■ **The exercise**:
Omitting the pictures, copy exactly each line from the one containing "Rebuild this chart" up to and including the one containing "const WALL_Y = 1.03;".

[Begin Provided information]

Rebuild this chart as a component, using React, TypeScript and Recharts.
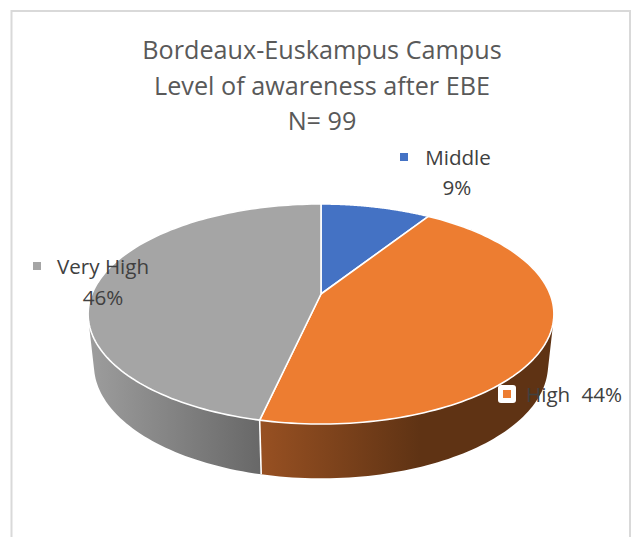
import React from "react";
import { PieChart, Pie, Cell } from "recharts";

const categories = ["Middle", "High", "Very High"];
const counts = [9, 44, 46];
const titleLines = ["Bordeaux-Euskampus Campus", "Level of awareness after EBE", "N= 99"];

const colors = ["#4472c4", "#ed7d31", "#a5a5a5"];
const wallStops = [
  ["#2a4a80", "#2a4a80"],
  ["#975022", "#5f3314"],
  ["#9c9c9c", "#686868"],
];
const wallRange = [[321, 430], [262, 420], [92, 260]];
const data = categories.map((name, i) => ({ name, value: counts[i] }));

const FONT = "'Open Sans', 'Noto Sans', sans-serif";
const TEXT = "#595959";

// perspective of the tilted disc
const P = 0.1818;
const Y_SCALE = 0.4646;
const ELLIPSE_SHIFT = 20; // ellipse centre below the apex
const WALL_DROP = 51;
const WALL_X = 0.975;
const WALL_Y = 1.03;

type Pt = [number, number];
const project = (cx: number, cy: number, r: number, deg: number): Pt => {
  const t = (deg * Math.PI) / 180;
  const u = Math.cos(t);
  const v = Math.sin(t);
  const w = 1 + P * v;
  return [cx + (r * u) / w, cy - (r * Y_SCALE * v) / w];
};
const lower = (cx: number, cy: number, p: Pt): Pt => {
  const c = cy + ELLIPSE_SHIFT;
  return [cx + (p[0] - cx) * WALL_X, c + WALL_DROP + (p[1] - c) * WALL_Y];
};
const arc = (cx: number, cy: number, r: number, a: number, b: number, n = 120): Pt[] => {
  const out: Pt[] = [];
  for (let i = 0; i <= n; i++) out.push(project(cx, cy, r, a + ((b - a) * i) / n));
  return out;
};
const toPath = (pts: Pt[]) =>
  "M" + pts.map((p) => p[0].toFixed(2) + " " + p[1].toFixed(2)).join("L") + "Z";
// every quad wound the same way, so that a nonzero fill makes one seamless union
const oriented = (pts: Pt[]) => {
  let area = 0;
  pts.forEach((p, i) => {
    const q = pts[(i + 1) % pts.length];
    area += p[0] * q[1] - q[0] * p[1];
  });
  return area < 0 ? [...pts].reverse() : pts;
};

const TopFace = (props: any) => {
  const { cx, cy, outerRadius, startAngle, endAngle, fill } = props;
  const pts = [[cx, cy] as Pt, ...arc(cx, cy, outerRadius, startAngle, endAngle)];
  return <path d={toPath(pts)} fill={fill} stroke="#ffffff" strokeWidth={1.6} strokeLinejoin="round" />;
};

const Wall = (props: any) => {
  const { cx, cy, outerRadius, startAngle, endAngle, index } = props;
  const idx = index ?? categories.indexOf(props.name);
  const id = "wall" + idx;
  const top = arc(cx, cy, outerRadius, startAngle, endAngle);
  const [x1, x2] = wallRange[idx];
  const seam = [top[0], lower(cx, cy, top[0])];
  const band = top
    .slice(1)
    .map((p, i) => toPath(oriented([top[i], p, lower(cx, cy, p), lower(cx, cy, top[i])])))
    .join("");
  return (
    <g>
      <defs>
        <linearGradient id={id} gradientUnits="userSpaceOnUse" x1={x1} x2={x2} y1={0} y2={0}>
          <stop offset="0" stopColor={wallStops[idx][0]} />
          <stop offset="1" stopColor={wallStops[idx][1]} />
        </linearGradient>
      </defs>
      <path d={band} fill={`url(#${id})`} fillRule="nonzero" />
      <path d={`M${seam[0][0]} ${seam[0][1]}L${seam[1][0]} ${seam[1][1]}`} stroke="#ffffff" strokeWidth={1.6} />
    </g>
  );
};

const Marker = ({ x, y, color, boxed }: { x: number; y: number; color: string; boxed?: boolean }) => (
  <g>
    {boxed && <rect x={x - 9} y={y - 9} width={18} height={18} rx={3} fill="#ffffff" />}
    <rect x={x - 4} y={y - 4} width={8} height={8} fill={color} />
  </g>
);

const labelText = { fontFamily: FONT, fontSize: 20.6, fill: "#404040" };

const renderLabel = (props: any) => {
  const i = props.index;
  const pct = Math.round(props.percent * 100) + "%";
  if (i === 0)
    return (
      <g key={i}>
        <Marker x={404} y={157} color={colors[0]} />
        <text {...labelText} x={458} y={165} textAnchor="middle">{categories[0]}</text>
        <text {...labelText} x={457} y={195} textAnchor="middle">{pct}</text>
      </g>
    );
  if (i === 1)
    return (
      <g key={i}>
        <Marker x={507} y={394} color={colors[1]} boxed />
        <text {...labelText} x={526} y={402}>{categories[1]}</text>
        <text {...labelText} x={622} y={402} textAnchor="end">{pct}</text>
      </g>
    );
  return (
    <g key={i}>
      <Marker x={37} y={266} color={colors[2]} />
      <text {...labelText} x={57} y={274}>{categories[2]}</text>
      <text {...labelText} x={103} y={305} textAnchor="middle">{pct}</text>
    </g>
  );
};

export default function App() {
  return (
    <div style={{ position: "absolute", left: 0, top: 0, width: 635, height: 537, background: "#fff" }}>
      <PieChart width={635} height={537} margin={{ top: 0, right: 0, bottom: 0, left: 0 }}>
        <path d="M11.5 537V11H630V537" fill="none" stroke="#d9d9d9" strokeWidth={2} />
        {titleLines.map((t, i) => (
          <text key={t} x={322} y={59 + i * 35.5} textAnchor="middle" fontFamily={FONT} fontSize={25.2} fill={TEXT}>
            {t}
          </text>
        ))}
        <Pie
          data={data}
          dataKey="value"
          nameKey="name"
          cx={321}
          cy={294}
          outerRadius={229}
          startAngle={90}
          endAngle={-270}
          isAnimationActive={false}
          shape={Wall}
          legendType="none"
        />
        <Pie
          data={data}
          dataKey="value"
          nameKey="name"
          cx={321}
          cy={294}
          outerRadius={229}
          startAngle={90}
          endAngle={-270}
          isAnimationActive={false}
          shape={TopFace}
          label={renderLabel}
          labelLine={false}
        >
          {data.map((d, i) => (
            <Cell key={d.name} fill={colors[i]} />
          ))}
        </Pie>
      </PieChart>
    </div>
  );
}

[End Provided information]
[Begin Provided information]

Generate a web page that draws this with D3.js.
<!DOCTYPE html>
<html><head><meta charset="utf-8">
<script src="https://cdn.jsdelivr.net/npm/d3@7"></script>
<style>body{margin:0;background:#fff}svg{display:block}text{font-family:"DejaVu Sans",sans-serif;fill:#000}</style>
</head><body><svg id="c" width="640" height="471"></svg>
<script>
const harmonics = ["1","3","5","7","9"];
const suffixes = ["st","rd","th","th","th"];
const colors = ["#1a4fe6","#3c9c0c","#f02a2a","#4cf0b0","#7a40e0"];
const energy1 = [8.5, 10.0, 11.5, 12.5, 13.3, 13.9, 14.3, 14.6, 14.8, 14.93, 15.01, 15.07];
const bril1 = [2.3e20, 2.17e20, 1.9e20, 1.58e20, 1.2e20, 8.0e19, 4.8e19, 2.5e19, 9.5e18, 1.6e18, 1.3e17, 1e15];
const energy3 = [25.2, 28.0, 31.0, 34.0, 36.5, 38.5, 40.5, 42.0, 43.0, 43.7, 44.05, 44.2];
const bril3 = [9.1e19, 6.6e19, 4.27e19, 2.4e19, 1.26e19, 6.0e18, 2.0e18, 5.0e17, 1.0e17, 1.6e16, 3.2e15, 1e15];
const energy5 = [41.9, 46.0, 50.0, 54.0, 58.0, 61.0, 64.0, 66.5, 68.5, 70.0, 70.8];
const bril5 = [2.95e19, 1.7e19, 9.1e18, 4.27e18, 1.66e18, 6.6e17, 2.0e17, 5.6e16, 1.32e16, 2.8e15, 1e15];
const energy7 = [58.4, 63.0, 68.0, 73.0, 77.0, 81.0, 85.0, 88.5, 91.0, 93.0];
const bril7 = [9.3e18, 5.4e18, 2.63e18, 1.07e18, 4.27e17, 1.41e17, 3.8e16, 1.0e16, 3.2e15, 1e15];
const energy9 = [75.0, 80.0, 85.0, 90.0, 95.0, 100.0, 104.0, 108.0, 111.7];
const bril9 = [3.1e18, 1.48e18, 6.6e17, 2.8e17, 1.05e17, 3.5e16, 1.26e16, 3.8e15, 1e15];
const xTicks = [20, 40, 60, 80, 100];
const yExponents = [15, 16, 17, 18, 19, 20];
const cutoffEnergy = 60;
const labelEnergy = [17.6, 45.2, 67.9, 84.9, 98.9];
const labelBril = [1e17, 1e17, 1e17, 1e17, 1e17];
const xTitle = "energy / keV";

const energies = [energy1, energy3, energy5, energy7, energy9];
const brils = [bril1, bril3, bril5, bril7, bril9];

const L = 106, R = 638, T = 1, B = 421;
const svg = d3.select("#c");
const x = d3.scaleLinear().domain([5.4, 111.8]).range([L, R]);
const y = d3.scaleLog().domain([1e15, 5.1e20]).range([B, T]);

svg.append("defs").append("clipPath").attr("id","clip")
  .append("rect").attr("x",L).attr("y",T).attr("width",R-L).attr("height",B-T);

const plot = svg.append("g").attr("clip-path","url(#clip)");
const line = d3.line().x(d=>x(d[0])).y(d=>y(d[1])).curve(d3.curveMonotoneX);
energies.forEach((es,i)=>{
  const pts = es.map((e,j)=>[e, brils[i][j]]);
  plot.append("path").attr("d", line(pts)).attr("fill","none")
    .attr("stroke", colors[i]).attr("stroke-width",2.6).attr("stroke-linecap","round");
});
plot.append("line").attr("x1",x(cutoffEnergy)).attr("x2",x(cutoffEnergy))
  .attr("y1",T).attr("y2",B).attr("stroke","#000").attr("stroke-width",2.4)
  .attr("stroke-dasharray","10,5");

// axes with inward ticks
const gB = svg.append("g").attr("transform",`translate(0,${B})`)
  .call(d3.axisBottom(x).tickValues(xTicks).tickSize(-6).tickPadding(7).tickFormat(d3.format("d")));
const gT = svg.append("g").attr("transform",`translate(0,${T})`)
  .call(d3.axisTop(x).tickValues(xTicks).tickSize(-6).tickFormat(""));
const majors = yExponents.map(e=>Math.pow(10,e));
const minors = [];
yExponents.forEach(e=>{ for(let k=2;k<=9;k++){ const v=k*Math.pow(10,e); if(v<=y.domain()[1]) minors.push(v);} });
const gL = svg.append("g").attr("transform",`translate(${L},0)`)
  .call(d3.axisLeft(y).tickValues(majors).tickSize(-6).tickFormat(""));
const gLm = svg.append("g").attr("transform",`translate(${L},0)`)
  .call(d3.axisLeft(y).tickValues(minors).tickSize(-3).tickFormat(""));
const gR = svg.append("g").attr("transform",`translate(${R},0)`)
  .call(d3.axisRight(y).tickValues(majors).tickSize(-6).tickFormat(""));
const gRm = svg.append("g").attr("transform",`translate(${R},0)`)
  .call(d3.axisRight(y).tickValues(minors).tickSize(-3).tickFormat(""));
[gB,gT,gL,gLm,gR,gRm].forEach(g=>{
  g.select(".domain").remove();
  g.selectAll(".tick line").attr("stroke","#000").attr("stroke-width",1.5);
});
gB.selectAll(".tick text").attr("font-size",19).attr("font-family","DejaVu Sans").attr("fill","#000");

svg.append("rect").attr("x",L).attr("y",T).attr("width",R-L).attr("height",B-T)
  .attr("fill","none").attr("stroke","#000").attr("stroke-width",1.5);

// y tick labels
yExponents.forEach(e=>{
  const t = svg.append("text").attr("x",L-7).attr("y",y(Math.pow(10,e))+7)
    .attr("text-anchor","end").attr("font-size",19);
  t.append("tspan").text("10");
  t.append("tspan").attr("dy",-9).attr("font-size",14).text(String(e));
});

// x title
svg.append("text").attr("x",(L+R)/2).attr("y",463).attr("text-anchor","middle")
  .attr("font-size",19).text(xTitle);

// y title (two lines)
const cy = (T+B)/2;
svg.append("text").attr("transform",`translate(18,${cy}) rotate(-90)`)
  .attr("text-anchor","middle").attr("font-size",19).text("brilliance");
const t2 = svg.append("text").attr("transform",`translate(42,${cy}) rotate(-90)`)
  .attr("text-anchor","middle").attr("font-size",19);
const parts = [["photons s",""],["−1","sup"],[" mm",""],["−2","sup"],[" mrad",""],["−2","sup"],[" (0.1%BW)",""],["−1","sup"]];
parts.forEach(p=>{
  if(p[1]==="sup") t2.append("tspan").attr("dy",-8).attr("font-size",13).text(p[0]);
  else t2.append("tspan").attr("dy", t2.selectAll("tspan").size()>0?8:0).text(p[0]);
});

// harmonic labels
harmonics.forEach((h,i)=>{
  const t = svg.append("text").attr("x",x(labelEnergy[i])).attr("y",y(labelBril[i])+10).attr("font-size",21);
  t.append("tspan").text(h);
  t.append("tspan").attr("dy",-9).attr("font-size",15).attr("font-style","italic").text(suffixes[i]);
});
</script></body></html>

[End Provided information]
[Begin Provided information]

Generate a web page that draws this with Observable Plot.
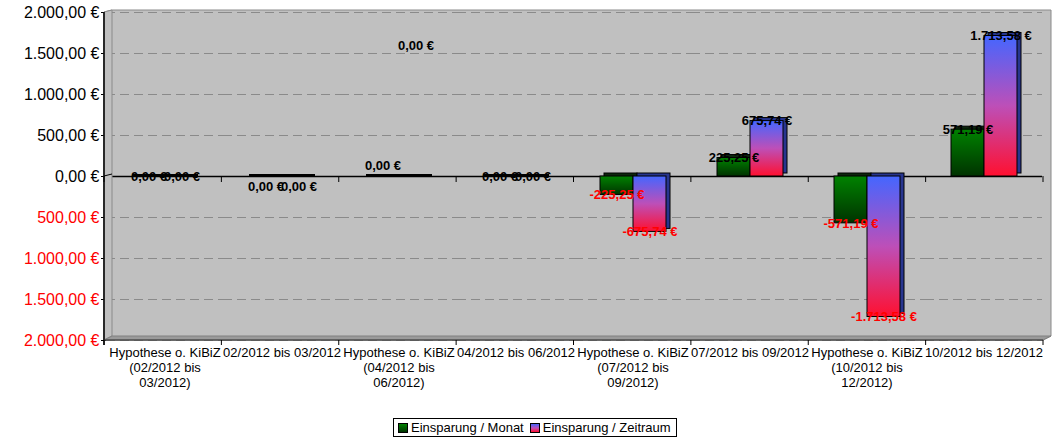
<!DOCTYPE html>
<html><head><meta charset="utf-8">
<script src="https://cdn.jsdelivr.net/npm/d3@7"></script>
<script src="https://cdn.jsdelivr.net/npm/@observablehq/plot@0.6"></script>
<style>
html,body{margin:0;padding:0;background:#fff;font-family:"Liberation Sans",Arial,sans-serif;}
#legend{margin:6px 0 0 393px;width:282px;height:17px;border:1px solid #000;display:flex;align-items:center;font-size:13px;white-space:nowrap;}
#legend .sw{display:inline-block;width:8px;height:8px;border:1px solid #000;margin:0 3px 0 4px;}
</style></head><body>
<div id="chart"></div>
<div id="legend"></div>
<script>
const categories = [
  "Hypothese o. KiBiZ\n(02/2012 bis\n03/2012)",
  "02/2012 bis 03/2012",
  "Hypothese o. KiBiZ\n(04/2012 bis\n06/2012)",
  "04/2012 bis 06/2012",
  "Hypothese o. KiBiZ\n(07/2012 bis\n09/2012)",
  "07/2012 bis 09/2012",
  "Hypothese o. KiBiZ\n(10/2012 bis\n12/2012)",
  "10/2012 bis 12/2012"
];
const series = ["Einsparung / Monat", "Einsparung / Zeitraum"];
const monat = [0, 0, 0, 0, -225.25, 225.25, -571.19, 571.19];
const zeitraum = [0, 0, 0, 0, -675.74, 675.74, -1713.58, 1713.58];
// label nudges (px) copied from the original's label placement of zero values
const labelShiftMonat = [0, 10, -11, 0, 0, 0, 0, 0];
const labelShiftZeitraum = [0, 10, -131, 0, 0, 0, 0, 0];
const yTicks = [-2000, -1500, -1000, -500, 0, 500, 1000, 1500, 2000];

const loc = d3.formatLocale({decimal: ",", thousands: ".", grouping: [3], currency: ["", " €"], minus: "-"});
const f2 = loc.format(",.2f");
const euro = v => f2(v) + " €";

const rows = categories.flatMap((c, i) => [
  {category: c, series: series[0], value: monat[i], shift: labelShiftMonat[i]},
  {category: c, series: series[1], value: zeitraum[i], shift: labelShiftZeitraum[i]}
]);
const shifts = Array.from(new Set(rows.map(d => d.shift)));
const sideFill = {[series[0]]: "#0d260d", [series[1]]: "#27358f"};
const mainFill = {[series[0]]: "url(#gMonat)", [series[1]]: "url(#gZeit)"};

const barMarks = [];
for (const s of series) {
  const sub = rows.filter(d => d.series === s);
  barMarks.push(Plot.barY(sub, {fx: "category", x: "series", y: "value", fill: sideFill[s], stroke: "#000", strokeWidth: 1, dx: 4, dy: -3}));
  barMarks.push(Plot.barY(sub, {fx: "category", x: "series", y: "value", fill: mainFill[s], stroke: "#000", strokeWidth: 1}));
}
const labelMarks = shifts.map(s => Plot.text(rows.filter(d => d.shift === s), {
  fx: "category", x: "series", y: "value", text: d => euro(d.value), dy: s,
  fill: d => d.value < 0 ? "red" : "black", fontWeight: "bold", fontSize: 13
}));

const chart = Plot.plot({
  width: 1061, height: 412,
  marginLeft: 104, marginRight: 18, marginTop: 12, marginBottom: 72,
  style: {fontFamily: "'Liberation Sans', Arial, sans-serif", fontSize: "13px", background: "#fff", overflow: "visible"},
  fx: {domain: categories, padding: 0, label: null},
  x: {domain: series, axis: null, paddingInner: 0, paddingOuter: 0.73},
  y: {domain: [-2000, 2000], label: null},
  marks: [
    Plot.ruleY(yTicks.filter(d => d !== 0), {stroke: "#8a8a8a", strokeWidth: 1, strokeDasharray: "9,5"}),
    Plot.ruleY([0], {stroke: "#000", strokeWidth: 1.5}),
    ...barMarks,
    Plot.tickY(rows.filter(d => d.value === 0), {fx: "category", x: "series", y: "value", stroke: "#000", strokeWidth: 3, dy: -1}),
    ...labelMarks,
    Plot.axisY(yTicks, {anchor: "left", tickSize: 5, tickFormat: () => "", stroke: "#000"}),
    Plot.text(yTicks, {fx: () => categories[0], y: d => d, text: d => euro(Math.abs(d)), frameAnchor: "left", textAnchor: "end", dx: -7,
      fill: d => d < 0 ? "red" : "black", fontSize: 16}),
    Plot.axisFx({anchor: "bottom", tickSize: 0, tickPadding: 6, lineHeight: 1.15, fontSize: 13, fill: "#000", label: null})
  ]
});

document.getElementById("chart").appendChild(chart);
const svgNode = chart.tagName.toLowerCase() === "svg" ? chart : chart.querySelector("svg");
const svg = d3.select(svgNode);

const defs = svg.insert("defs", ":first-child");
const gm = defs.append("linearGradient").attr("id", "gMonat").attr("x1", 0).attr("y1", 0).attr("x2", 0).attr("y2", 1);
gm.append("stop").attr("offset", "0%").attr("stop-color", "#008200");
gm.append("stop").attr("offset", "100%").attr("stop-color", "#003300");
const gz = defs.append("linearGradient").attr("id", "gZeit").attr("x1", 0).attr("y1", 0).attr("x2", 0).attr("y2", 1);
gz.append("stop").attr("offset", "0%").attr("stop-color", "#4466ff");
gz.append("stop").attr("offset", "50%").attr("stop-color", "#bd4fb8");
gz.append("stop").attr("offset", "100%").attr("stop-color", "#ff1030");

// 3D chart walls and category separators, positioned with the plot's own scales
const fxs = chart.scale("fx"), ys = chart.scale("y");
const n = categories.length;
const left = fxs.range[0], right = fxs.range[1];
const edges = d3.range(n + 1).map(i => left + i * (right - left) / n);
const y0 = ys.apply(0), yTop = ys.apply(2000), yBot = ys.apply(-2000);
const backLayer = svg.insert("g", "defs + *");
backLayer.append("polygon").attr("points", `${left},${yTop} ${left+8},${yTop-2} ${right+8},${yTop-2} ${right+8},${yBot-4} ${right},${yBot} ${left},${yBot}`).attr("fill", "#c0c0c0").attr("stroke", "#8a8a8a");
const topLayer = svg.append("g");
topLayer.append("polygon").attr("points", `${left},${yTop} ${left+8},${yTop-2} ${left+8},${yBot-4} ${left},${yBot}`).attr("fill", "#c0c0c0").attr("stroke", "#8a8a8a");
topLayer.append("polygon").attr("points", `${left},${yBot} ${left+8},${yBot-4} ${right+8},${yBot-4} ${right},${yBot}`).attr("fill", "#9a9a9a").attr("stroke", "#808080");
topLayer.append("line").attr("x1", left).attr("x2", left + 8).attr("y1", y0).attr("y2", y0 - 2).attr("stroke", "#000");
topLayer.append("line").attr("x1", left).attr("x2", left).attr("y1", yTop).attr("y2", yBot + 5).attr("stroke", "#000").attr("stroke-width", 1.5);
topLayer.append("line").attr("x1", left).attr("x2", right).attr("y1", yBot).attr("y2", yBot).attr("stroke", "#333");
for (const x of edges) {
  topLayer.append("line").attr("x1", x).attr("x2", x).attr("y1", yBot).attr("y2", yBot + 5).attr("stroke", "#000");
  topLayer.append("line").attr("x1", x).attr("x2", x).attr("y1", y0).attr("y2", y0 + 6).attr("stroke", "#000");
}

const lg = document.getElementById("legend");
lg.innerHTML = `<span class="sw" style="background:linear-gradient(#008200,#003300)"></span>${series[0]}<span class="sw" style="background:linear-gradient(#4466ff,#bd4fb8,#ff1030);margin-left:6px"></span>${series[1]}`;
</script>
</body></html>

[End Provided information]

■ **Solution to the exercise**:
Rebuild this chart as a component, using React, TypeScript and Recharts.
import React from "react";
import { PieChart, Pie, Cell } from "recharts";

const categories = ["Middle", "High", "Very High"];
const counts = [9, 44, 46];
const titleLines = ["Bordeaux-Euskampus Campus", "Level of awareness after EBE", "N= 99"];

const colors = ["#4472c4", "#ed7d31", "#a5a5a5"];
const wallStops = [
  ["#2a4a80", "#2a4a80"],
  ["#975022", "#5f3314"],
  ["#9c9c9c", "#686868"],
];
const wallRange = [[321, 430], [262, 420], [92, 260]];
const data = categories.map((name, i) => ({ name, value: counts[i] }));

const FONT = "'Open Sans', 'Noto Sans', sans-serif";
const TEXT = "#595959";

// perspective of the tilted disc
const P = 0.1818;
const Y_SCALE = 0.4646;
const ELLIPSE_SHIFT = 20; // ellipse centre below the apex
const WALL_DROP = 51;
const WALL_X = 0.975;
const WALL_Y = 1.03;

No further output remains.